**Input rows**
○ ○ ○ ○ ○

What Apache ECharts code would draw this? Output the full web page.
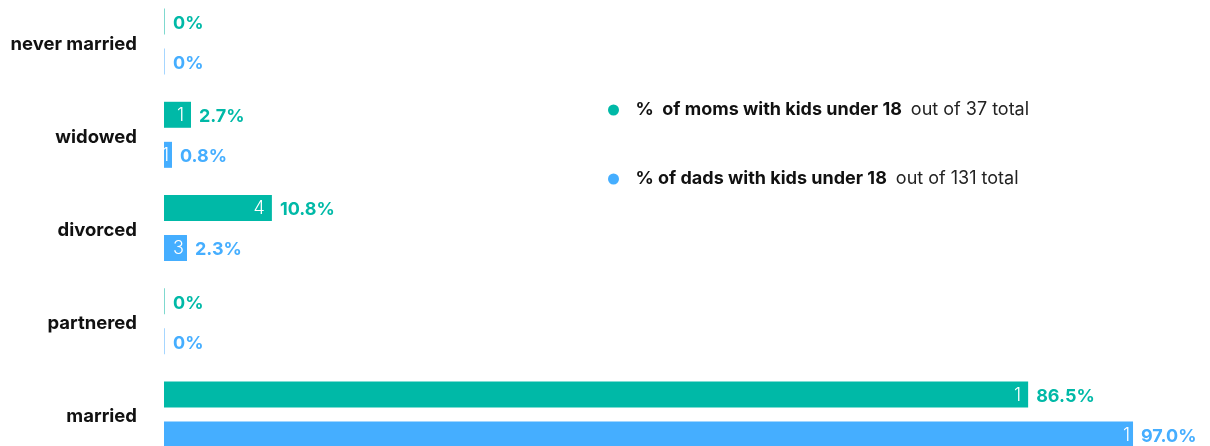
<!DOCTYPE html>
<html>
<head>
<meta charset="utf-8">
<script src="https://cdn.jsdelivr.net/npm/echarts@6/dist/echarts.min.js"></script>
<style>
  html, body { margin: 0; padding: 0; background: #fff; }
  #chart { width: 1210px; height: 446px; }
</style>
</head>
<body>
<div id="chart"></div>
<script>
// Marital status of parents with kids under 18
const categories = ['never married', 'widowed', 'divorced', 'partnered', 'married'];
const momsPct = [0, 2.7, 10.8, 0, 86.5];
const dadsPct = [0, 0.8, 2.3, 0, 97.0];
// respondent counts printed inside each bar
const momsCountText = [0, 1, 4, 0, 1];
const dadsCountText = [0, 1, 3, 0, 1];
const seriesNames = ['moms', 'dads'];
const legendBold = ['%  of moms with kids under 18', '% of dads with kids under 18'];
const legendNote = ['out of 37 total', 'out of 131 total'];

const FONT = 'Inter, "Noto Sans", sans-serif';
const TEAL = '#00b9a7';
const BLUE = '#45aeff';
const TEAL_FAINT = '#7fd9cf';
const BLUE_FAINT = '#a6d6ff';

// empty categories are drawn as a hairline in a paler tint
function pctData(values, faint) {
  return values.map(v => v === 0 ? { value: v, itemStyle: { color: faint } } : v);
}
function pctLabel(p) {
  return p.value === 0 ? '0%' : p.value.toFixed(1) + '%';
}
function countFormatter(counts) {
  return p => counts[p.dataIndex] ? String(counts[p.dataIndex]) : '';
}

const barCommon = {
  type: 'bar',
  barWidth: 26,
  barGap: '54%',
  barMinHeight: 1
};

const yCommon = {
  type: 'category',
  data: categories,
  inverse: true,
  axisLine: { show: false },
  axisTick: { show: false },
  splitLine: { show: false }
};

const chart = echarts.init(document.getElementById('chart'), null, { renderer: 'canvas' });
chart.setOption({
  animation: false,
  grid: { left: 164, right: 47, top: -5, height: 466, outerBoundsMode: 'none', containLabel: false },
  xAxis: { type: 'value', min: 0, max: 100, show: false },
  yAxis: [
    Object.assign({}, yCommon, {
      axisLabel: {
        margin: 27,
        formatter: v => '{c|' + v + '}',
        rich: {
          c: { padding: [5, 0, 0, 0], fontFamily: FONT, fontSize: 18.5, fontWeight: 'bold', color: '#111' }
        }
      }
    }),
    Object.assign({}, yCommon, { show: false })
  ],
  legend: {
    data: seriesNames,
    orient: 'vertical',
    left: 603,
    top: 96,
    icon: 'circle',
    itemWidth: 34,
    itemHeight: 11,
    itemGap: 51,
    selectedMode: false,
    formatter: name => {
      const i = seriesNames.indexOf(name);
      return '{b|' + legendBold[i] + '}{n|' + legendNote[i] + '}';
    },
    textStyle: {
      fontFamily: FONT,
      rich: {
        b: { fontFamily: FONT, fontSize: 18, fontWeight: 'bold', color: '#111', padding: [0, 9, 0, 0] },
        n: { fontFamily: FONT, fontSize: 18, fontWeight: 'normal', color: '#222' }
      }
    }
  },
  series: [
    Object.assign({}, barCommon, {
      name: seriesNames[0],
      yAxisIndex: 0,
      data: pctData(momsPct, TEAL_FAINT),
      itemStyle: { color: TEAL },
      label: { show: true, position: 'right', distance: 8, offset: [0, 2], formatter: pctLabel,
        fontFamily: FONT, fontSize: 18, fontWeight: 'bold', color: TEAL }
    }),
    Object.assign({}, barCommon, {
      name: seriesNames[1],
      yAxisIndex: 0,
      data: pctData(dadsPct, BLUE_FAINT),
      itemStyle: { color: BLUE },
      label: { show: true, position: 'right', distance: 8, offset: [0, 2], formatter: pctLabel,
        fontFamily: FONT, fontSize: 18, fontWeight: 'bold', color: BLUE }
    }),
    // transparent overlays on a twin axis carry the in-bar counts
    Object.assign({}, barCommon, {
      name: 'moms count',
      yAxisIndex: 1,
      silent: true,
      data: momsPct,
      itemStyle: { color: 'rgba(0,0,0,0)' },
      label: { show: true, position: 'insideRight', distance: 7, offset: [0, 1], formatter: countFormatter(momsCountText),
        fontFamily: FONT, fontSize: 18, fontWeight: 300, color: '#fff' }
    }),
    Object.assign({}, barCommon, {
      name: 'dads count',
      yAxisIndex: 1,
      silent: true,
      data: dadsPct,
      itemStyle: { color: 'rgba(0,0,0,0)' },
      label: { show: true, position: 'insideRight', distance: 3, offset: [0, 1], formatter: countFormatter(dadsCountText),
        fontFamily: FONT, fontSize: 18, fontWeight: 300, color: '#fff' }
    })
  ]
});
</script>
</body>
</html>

○ ○ ○ ○ ○

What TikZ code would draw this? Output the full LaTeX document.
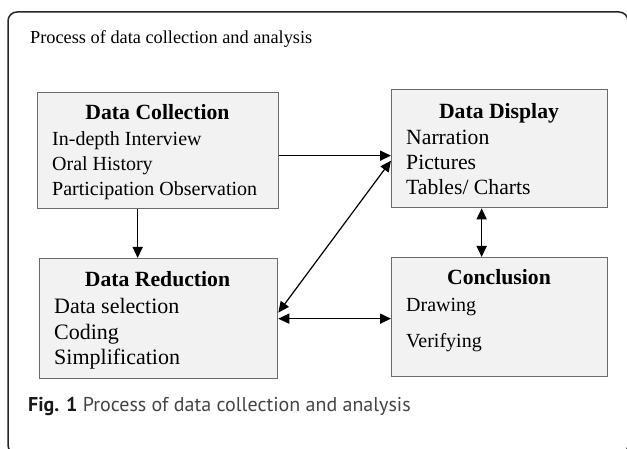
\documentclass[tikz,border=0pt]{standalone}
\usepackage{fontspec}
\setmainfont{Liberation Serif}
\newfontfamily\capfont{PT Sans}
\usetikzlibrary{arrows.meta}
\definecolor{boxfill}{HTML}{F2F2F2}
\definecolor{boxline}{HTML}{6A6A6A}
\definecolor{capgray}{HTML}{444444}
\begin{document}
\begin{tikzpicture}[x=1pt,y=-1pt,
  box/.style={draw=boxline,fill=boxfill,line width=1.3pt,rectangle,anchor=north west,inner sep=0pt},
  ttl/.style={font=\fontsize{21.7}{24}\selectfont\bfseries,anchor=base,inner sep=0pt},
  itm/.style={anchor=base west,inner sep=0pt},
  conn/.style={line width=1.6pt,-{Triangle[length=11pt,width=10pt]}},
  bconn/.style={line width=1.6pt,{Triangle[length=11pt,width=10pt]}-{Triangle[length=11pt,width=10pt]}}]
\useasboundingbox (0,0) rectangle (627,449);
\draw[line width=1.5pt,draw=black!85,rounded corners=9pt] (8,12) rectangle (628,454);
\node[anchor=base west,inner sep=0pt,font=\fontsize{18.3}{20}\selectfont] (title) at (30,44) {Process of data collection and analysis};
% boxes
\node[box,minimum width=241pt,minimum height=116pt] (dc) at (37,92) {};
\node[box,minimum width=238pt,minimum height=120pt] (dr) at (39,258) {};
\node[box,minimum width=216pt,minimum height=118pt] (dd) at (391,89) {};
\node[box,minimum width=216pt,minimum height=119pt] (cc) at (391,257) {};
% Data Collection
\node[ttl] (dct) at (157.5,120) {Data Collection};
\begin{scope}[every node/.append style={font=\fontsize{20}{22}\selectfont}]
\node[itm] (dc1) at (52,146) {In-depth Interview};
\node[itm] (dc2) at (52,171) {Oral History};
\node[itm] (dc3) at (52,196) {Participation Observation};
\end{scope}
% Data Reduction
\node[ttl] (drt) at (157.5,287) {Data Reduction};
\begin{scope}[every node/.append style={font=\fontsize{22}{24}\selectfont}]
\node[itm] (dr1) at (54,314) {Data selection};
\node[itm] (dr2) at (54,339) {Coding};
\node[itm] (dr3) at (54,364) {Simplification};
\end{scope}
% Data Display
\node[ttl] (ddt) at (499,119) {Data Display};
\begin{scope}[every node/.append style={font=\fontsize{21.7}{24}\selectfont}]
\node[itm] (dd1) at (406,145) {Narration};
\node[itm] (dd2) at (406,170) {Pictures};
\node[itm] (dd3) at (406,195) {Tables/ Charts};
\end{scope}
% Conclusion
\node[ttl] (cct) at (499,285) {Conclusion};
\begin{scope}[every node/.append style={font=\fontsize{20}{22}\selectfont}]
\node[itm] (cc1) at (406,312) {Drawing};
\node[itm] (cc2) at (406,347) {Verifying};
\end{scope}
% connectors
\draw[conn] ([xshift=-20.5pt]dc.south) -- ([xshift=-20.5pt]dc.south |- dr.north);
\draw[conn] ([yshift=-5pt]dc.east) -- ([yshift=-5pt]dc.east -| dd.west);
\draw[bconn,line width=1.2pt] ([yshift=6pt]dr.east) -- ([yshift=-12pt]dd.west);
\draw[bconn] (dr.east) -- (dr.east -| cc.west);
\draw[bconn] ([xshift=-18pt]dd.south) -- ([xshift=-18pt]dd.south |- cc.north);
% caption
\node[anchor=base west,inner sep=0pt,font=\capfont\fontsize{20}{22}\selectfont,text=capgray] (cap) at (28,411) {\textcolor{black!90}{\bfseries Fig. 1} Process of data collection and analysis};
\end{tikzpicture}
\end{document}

○ ○ ○ ○ ○

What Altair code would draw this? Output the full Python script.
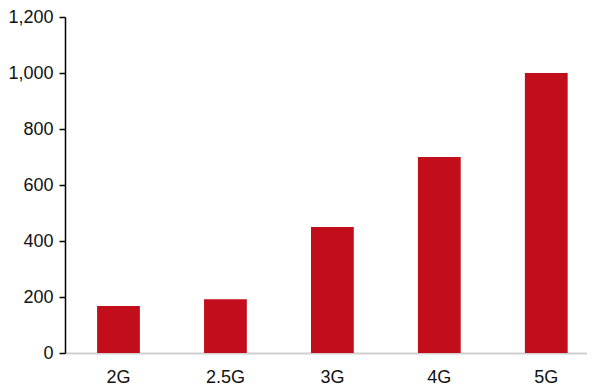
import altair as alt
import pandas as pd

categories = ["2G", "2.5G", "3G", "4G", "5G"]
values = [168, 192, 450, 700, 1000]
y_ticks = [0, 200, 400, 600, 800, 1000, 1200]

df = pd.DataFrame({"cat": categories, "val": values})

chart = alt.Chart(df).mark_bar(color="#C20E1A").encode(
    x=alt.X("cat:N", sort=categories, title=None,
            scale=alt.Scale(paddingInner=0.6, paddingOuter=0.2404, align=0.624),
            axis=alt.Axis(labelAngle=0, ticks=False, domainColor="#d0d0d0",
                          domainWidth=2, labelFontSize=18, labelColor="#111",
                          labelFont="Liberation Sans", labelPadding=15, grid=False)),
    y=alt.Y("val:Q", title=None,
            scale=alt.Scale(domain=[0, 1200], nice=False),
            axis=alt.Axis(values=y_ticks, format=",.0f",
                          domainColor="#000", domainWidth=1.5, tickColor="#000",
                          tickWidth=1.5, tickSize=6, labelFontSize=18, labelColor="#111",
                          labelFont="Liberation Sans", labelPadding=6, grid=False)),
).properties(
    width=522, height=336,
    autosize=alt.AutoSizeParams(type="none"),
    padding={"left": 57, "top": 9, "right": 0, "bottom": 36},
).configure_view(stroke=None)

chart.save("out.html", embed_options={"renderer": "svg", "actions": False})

○ ○ ○ ○ ○

**Exercise description**
Copy out every line in the entries above that holds "Output".

**Correct result**
What Apache ECharts code would draw this? Output the full web page.
What TikZ code would draw this? Output the full LaTeX document.
What Altair code would draw this? Output the full Python script.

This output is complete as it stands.